Now, yet another alleged assault at Yatala has emerged: a 30-year-old man reportedly punched unconscious in a workshop lunchroom, blood pooling on the floor, ambulance called, guards again forcing a lockdown and union officials again insisting staffing and wages are to blame, not the inherently violent conditions that prisons cultivate.

These incidents are now being weaponised to justify harsher sentencing, tougher regimes and more punitive responses, as if brutality has ever delivered safety.

Correctional officers injured. Facilities locked down. Strikes. Panic headlines. Commentators calling for “real consequences” for people already living under total deprivation.

But let’s be honest. This is not a crisis of individual behaviour. This is the logical endpoint of a political project that has spent decades building cages instead of homes, courts instead of communities, police instead of support, punishment instead of possibility. A system that would rather remove children from their mothers, than resource families, police poverty instead of end it, and call that “public safety".
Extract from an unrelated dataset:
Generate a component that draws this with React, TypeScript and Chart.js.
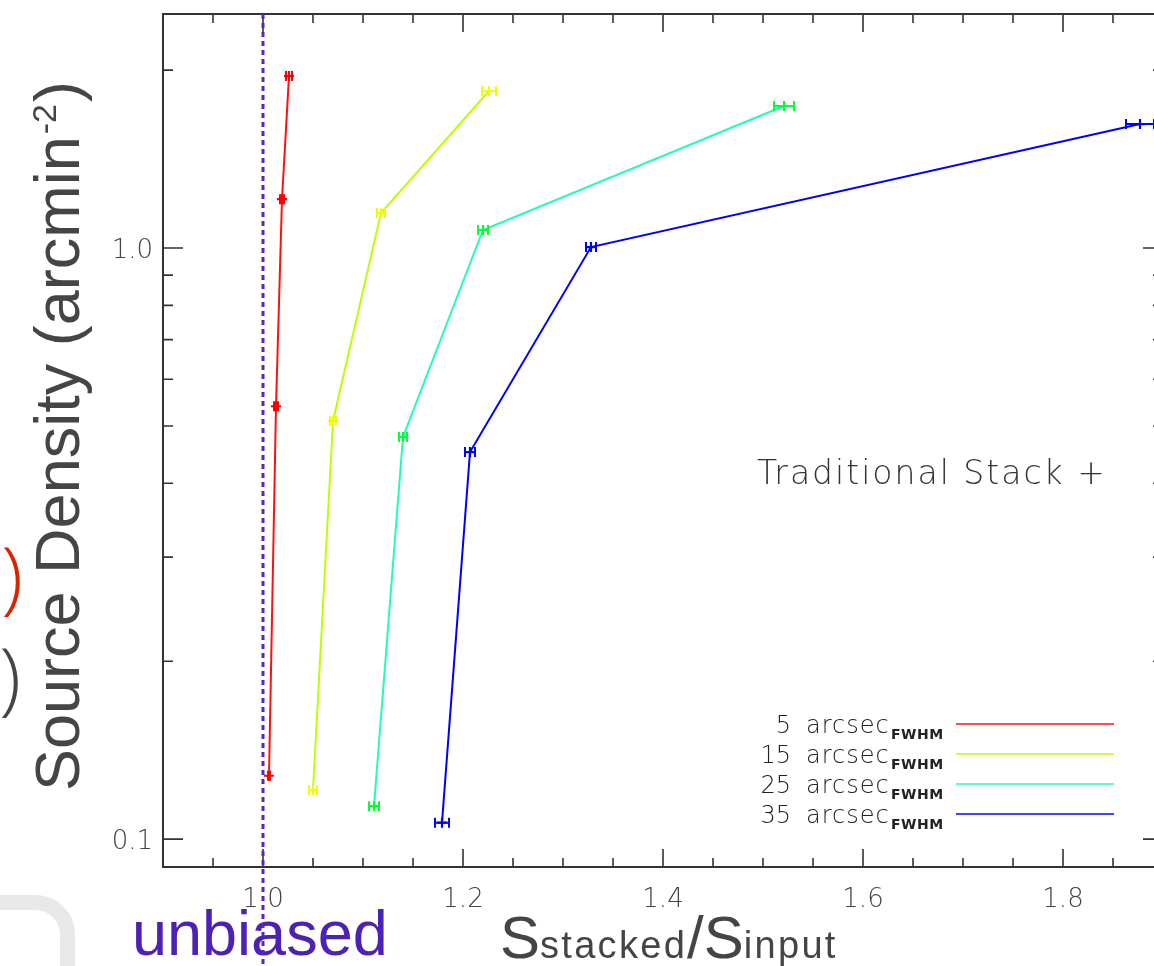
import React, { useEffect, useRef } from "react";
import { Chart, registerables } from "chart.js";

Chart.register(...registerables);

// ---------- data ----------
const seriesLabels = ["5", "15", "25", "35"];
const lineColors = ["#ff1010", "#bbff00", "#22ffaa", "#0000ff"];
const markerColors = ["#ff0000", "#eeff00", "#00ff33", "#0000ff"];

const redX = [1.006, 1.013, 1.019, 1.026];
const redY = [0.128, 0.54, 1.21, 1.954];
const redErr = [0.001, 0.002, 0.002, 0.003];

const yellowX = [1.05, 1.07, 1.118, 1.226];
const yellowY = [0.121, 0.51, 1.146, 1.844];
const yellowErr = [0.004, 0.003, 0.004, 0.007];

const cyanX = [1.111, 1.14, 1.22, 1.521];
const cyanY = [0.1137, 0.479, 1.073, 1.739];
const cyanErr = [0.005, 0.004, 0.005, 0.01];

const blueX = [1.179, 1.207, 1.328, 1.877];
const blueY = [0.1066, 0.4516, 1.004, 1.621];
const blueErr = [0.007, 0.005, 0.005, 0.014];

const xMajorTicks = [1.0, 1.2, 1.4, 1.6, 1.8];
const xTickLabels = ["1.0", "1.2", "1.4", "1.6", "1.8"];
const xMinorTicks = [0.95, 1.05, 1.1, 1.15, 1.25, 1.3, 1.35, 1.45, 1.5, 1.55, 1.65, 1.7, 1.75, 1.85];
const yMajorTicks = [0.1, 1.0];
const yTickLabels = ["0.1", "1.0"];
const yMinorTicks = [0.2, 0.3, 0.4, 0.5, 0.6, 0.7, 0.8, 0.9, 2.0];

const X_MIN = 0.9;
const X_MAX = 1.9;
const Y_MIN = 0.0897;
const Y_MAX = 2.489;
const UNBIASED_X = 1.0;

const annotationText = "Traditional Stack +";
const legendUnit = "arcsec";
const legendSub = "FWHM";

export default function App() {
  const ref = useRef<HTMLCanvasElement>(null);

  useEffect(() => {
    const canvas = ref.current!;
    const seriesX = [redX, yellowX, cyanX, blueX];
    const seriesY = [redY, yellowY, cyanY, blueY];
    const seriesErr = [redErr, yellowErr, cyanErr, blueErr];

    const datasets = seriesX.map((xs, i) => ({
      label: seriesLabels[i] + " arcsec",
      data: xs.map((x, j) => ({ x, y: seriesY[i][j] })),
      borderColor: lineColors[i],
      backgroundColor: lineColors[i],
      borderWidth: 2,
      showLine: true,
      fill: false,
      tension: 0,
      pointStyle: "cross" as const,
      pointRadius: 5,
      pointBorderWidth: 2.2,
      pointBorderColor: markerColors[i],
      pointBackgroundColor: markerColors[i],
    }));

    const decor = {
      id: "decor",
      afterDatasetsDraw(chart: any) {
        const ctx = chart.ctx as CanvasRenderingContext2D;
        const xs = chart.scales.x;
        const ys = chart.scales.y;
        ctx.save();
        // error bars
        seriesX.forEach((arr, i) => {
          ctx.strokeStyle = markerColors[i];
          ctx.lineWidth = 2;
          arr.forEach((x, j) => {
            const e = seriesErr[i][j];
            const py = ys.getPixelForValue(seriesY[i][j]);
            const p0 = xs.getPixelForValue(x - e);
            const p1 = xs.getPixelForValue(x + e);
            ctx.beginPath();
            ctx.moveTo(p0, py);
            ctx.lineTo(p1, py);
            ctx.moveTo(p0, py - 5);
            ctx.lineTo(p0, py + 5);
            ctx.moveTo(p1, py - 5);
            ctx.lineTo(p1, py + 5);
            ctx.stroke();
          });
        });
        ctx.restore();
      },
      afterDraw(chart: any) {
        const ctx = chart.ctx as CanvasRenderingContext2D;
        const xs = chart.scales.x;
        const ys = chart.scales.y;
        const a = chart.chartArea;
        ctx.save();

        // frame
        ctx.strokeStyle = "#333";
        ctx.lineWidth = 2;
        ctx.beginPath();
        ctx.rect(a.left, a.top, a.right - a.left, a.bottom - a.top);
        ctx.stroke();

        // ticks
        ctx.lineWidth = 1.6;
        const xt = (v: number, len: number) => {
          const px = xs.getPixelForValue(v);
          ctx.beginPath();
          ctx.moveTo(px, a.bottom);
          ctx.lineTo(px, a.bottom - len);
          ctx.moveTo(px, a.top);
          ctx.lineTo(px, a.top + len);
          ctx.stroke();
        };
        xMajorTicks.forEach((v) => xt(v, 18));
        xMinorTicks.forEach((v) => xt(v, 9));
        const yt = (v: number, len: number) => {
          const py = ys.getPixelForValue(v);
          ctx.beginPath();
          ctx.moveTo(a.left, py);
          ctx.lineTo(a.left + len, py);
          ctx.moveTo(a.right, py);
          ctx.lineTo(a.right - len, py);
          ctx.stroke();
        };
        yMajorTicks.forEach((v) => yt(v, 20));
        yMinorTicks.forEach((v) => yt(v, 10));

        // tick labels
        ctx.fillStyle = "#444";
        ctx.font = "200 26px 'DejaVu Sans'";
        ctx.textAlign = "center";
        ctx.textBaseline = "alphabetic";
        xMajorTicks.forEach((v, i) => {
          ctx.fillText(xTickLabels[i], xs.getPixelForValue(v), 907);
        });
        ctx.textAlign = "right";
        yMajorTicks.forEach((v, i) => {
          ctx.fillText(yTickLabels[i], 153, ys.getPixelForValue(v) + 10);
        });

        // annotation
        ctx.fillStyle = "#333";
        ctx.textAlign = "left";
        ctx.font = "200 33px 'DejaVu Sans'";
        (ctx as any).letterSpacing = "2px";
        ctx.fillText(annotationText, 757, 484);

        // legend
        seriesLabels.forEach((lab, i) => {
          const ly = 724 + i * 30;
          ctx.fillStyle = "#222";
          ctx.font = "200 24px 'DejaVu Sans'";
          (ctx as any).letterSpacing = "0px";
          ctx.textAlign = "right";
          ctx.fillText(lab, 791, ly + 9);
          ctx.textAlign = "left";
          (ctx as any).letterSpacing = "1px";
          ctx.fillText(legendUnit, 806, ly + 9);
          (ctx as any).letterSpacing = "0.5px";
          ctx.font = "bold 14px 'DejaVu Sans'";
          ctx.fillText(legendSub, 891, ly + 15);
          ctx.strokeStyle = lineColors[i];
          ctx.lineWidth = 1.5;
          ctx.beginPath();
          ctx.moveTo(956, ly);
          ctx.lineTo(1114, ly);
          ctx.stroke();
        });
        (ctx as any).letterSpacing = "0px";

        // y axis title (rotated)
        ctx.fillStyle = "#454545";
        ctx.save();
        ctx.translate(79, 791);
        ctx.rotate(-Math.PI / 2);
        ctx.textAlign = "left";
        ctx.font = "63px 'Liberation Sans'";
        const t1 = "Source Density (arcmin";
        ctx.fillText(t1, 0, 0);
        let off = ctx.measureText(t1).width;
        ctx.font = "34px 'Liberation Sans'";
        ctx.fillText("-2", off + 2, -23);
        off += ctx.measureText("-2").width + 4;
        ctx.font = "63px 'Liberation Sans'";
        ctx.fillText(")", off, 0);
        ctx.restore();

        // left-edge fragments of surrounding slide
        ctx.font = "300 80px 'Open Sans'";
        ctx.textAlign = "right";
        ctx.fillStyle = "#dd2200";
        ctx.fillText("s)", 23, 604);
        ctx.fillStyle = "#454545";
        ctx.fillText("s)", 21, 705);

        // rounded box outline at bottom-left
        ctx.strokeStyle = "#e8e8e8";
        ctx.lineWidth = 15;
        ctx.beginPath();
        (ctx as any).roundRect(-300, 902.5, 367.5, 300, 32);
        ctx.stroke();

        // x axis title
        ctx.fillStyle = "#454545";
        ctx.textAlign = "left";
        let xx = 500;
        const parts: [string, number][] = [["S", 60], ["stacked", 38], ["/", 60], ["S", 60], ["input", 38]];
        parts.forEach(([s, f]) => {
          ctx.font = `${f}px 'Liberation Sans'`;
          (ctx as any).letterSpacing = f < 50 ? "2.3px" : "0px";
          ctx.fillText(s, xx, 958);
          xx += ctx.measureText(s).width;
        });
        (ctx as any).letterSpacing = "0px";

        // unbiased label
        ctx.fillStyle = "#4c22b4";
        ctx.font = "63px 'Liberation Sans'";
        ctx.fillText("unbiased", 132, 955);

        // unbiased dotted line
        const ux = xs.getPixelForValue(UNBIASED_X);
        ctx.strokeStyle = "#5428c0";
        ctx.lineWidth = 3;
        ctx.setLineDash([5, 4]);
        ctx.beginPath();
        ctx.moveTo(ux, a.top);
        ctx.lineTo(ux, 966);
        ctx.stroke();
        ctx.setLineDash([]);

        ctx.restore();
      },
    };

    const chart = new Chart(canvas, {
      type: "scatter",
      data: { datasets: datasets as any },
      options: {
        animation: false,
        responsive: false,
        devicePixelRatio: 1,
        layout: { padding: { left: 163, top: 14, right: 37, bottom: 99 } },
        plugins: { legend: { display: false }, tooltip: { enabled: false } },
        scales: {
          x: { type: "linear", min: X_MIN, max: X_MAX, display: false },
          y: { type: "logarithmic", min: Y_MIN, max: Y_MAX, display: false },
        },
      },
      plugins: [decor as any],
    });
    return () => chart.destroy();
  }, []);

  return (
    <div
      style={{
        position: "fixed",
        left: 0,
        top: 0,
        width: 1154,
        height: 966,
        overflow: "hidden",
        background: "#fff",
      }}
    >
      <canvas ref={ref} width={1200} height={966} style={{ display: "block" }} />
    </div>
  );
}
Across the country, governments have doubled down on punitive “law-and-order” rhetoric. Police powers have expanded. Bail laws have tightened. Remand populations are soaring. Record numbers are being held in prisons, packed two, three, sometimes four or more to a cell. “Bed expansions” are being sold as public safety while public housing dwindles. And with overcrowding has come rushed hiring drives: new and inexperienced staff recruited en masse through cash-bonus schemes, incentivised by sign-on payments rather than any notion of community care, trained to command, not care.
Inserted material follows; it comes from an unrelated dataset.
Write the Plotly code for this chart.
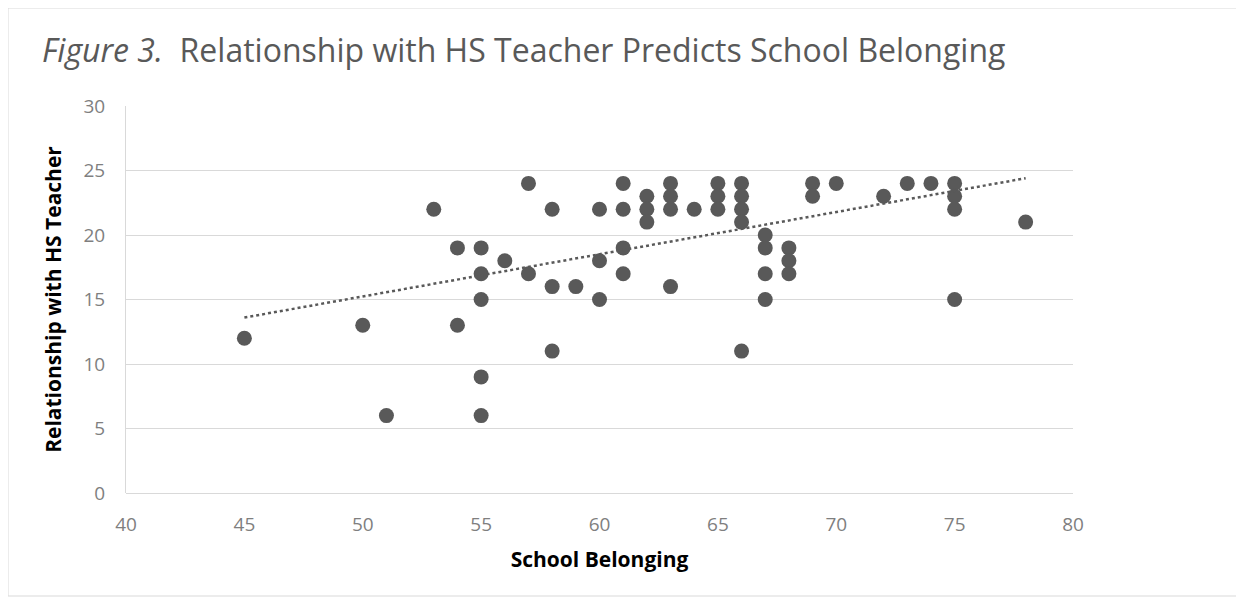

This is not a resourcing issue, it is the violence of prisons doing exactly what prisons do

Every time violence erupts inside a prison, the union’s response follows the same script: more funding, more staff, more power, more infrastructure. Every assault becomes a budget submission. Every crisis becomes an excuse to entrench the system further. But violence inside prisons is not a “resourcing failure". It is a design feature. It is a system built on coercion, deprivation and control. Prisons do not malfunction when violence occurs, they function according to the logic that created them.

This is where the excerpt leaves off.